Since $S$ is unitary, its inverse $S^{-1}$ is its conjugate transpose.

We know that the left eigenvectors of $A$ are the conjugate transpose of the right eigenvectors of $A$.

Since the right eigenvectors of $A$ are the columns of $S$, it follows that the left eigenvectors of $A$ are the rows of the conjugate transpose of $S$.

But as was mentioned at the outset, the conjugate transpose of $S$ is just $S^{-1}$ (since $S$ is unitary).

Therefore, the left eigenvectors of $A$ are the rows of $S^{-1}$.

Another way to think of this is that $$(S^{-1} A S)^* = S^* A^* (S^{-1})^* = S^{-1} A^* S$$ is the diagonalization of the conjugate transpose of $A$, and we know that a vector is a left eigenvector for $A$ if and only if its conjugate is a right eigenvector for the conjugate transpose of $A$, namely $A^*$.

See for example here for more detail.


Now consider the case where $A$ is diagonalizable but not normal (examples exist, see enter link description here).
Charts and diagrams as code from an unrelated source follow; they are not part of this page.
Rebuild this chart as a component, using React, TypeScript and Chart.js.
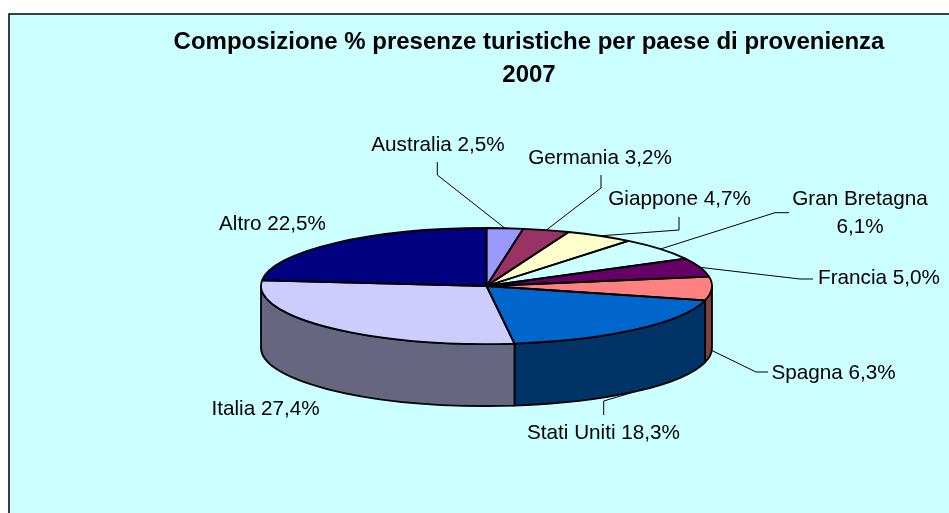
import React, { useEffect, useRef } from "react";
import { Chart, registerables } from "chart.js";

Chart.register(...registerables);

const titleLines = ["Composizione % presenze turistiche per paese di provenienza", "2007"];
const countries = ["Australia", "Germania", "Giappone", "Gran Bretagna", "Francia", "Spagna", "Stati Uniti", "Italia", "Altro"];
const shares = [2.5, 3.2, 4.7, 6.1, 5.0, 6.3, 18.3, 27.4, 22.5];
const sliceColors = ["#9999FF", "#993366", "#FFFFCC", "#CCFFFF", "#660066", "#FF8080", "#0066CC", "#CCCCFF", "#000080"];

const BG = "#CCFFFF";
const PIE = { cx: 486.5, cy: 286, rx: 225.5, ry: 58, depth: 62 };
const FONT = '20.7px "Liberation Sans", Arial, sans-serif';

// Label placement (text centre, optional leader elbow points, whether it attaches on the side wall)
type Layout = { x: number; y: number; split?: boolean; lead?: number[][]; wall?: boolean };
const labelLayout: Layout[] = [
  { x: 438, y: 145, lead: [[437.3, 162], [437.3, 175]] },
  { x: 600, y: 158, lead: [[601, 175], [601, 188]] },
  { x: 679.5, y: 199, lead: [[679, 217], [679, 230]] },
  { x: 860, y: 213, split: true, lead: [[789, 212.7], [775, 212.7]] },
  { x: 879, y: 278, lead: [[813, 279], [800, 279]] },
  { x: 833.5, y: 373, wall: true, lead: [[768, 372], [756, 372]] },
  { x: 603.5, y: 433, wall: true, lead: [[603.7, 415], [603.7, 401]] },
  { x: 265.5, y: 409 },
  { x: 272.5, y: 224 },
];

const shade = (hex: string) => {
  const n = parseInt(hex.slice(1), 16);
  const c = (v: number) => Math.round(v / 2);
  return `rgb(${c((n >> 16) & 255)},${c((n >> 8) & 255)},${c(n & 255)})`;
};
const pct = (v: number) => v.toFixed(1).replace(".", ",") + "%";

const pie3d = {
  id: "pie3d",
  beforeDatasetsDraw(chart: any) {
    const ctx = chart.ctx;
    const arcs = chart.getDatasetMeta(0).data;
    const { cx, cy, rx, ry, depth } = PIE;
    ctx.save();
    // leader lines, under the pie
    ctx.strokeStyle = "#000";
    ctx.lineWidth = 1;
    arcs.forEach((arc: any, i: number) => {
      const l = labelLayout[i];
      if (!l.lead) return;
      const mid = (arc.startAngle + arc.endAngle) / 2;
      const ax = cx + rx * Math.cos(mid);
      const ay = cy + ry * Math.sin(mid) + (l.wall ? depth : 0);
      ctx.beginPath();
      l.lead.forEach((p, k) => (k ? ctx.lineTo(p[0], p[1]) : ctx.moveTo(p[0], p[1])));
      ctx.lineTo(ax, ay);
      ctx.stroke();
    });
    // side wall of the front half
    ctx.lineWidth = 1.8;
    ctx.lineJoin = "round";
    arcs.forEach((arc: any, i: number) => {
      const a0 = Math.max(arc.startAngle, 0);
      const a1 = Math.min(arc.endAngle, Math.PI);
      if (a1 <= a0) return;
      ctx.beginPath();
      ctx.ellipse(cx, cy, rx, ry, 0, a0, a1);
      ctx.ellipse(cx, cy + depth, rx, ry, 0, a1, a0, true);
      ctx.closePath();
      ctx.fillStyle = shade(sliceColors[i]);
      ctx.fill();
      ctx.stroke();
    });
    ctx.restore();
  },
  beforeDatasetDraw(chart: any) {
    const ctx = chart.ctx;
    const arc = chart.getDatasetMeta(0).data[0];
    const R = arc.outerRadius;
    ctx.save();
    ctx.translate(PIE.cx, PIE.cy);
    ctx.scale(PIE.rx / R, PIE.ry / R);
    ctx.translate(-arc.x, -arc.y);
  },
  afterDatasetDraw(chart: any) {
    const ctx = chart.ctx;
    ctx.restore();
    const { cx, cy, rx, ry } = PIE;
    ctx.save();
    ctx.strokeStyle = "#000";
    ctx.lineWidth = 1.8;
    ctx.lineJoin = "round";
    chart.getDatasetMeta(0).data.forEach((arc: any) => {
      ctx.beginPath();
      ctx.moveTo(cx, cy);
      ctx.ellipse(cx, cy, rx, ry, 0, arc.startAngle, arc.endAngle);
      ctx.closePath();
      ctx.stroke();
    });
    ctx.restore();
  },
  afterDatasetsDraw(chart: any) {
    const ctx = chart.ctx;
    ctx.save();
    ctx.font = FONT;
    ctx.fillStyle = "#000";
    ctx.textAlign = "center";
    ctx.textBaseline = "middle";
    countries.forEach((name, i) => {
      const l = labelLayout[i];
      if (l.split) {
        ctx.fillText(name, l.x, l.y - 14);
        ctx.fillText(pct(shares[i]), l.x, l.y + 14);
      } else {
        ctx.fillText(`${name} ${pct(shares[i])}`, l.x, l.y);
      }
    });
    ctx.restore();
  },
  beforeDraw(chart: any) {
    const ctx = chart.ctx;
    ctx.save();
    ctx.fillStyle = "#fff";
    ctx.fillRect(0, 0, chart.width, chart.height);
    ctx.fillStyle = BG;
    ctx.fillRect(9, 14, chart.width, chart.height);
    ctx.strokeStyle = "#000";
    ctx.lineWidth = 1.5;
    ctx.beginPath();
    ctx.moveTo(9, chart.height);
    ctx.lineTo(9, 14);
    ctx.lineTo(chart.width, 14);
    ctx.stroke();
    ctx.restore();
  },
};

export default function App() {
  const ref = useRef<HTMLCanvasElement>(null);
  useEffect(() => {
    const chart = new Chart(ref.current!, {
      type: "pie",
      data: {
        labels: countries,
        datasets: [{ data: shares, backgroundColor: sliceColors, borderWidth: 0 }],
      },
      options: {
        animation: false,
        responsive: false,
        layout: { padding: { left: 109 } },
        plugins: {
          legend: { display: false },
          tooltip: { enabled: false },
          title: {
            display: true,
            text: titleLines,
            color: "#000",
            font: { family: '"Liberation Sans", Arial, sans-serif', size: 24, weight: "bold", lineHeight: "33px" },
            padding: { top: 25.5, bottom: 0 },
          },
        },
      },
      plugins: [pie3d],
    } as any);
    return () => chart.destroy();
  }, []);
  return (
    <div style={{ position: "fixed", left: 0, top: 0, width: 949, height: 513 }}>
      <canvas ref={ref} width={949} height={513} style={{ display: "block" }} />
    </div>
  );
}
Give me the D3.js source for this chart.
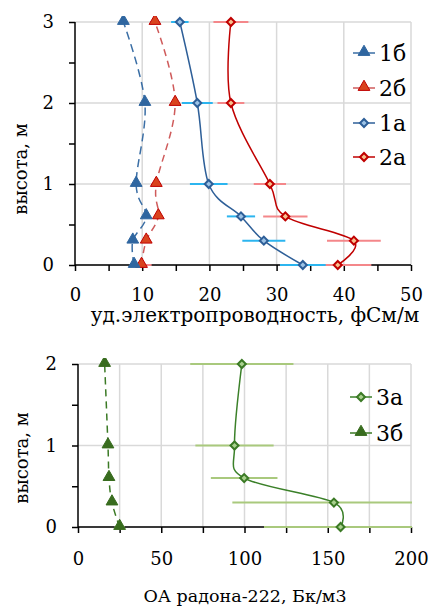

Then we have: $$D = S^{-1} A S$$ for $S$ NOT unitary.

It still holds that $y$ is a left eigenvector of $A$ if and only if it is the conjugate of a right eigenvector for $A^*$: $$y^T A = \lambda y^T \iff A^* \bar{y} = \bar{\lambda} \bar{y}$$

So let us examine the diagonalization of $A^*$: $$(S^{-1} A S)^* = S^* A^* (S^{-1})^*$$

Note that all of the steps are the same here except that we cannot simplify at the end, since $S$ is not unitary.

If $w$ is a right eigenvector of $A^*$, then it is a column of $(S^{-1})^*$. Therefore $\bar{w}$ is a left eigenvector of $A$.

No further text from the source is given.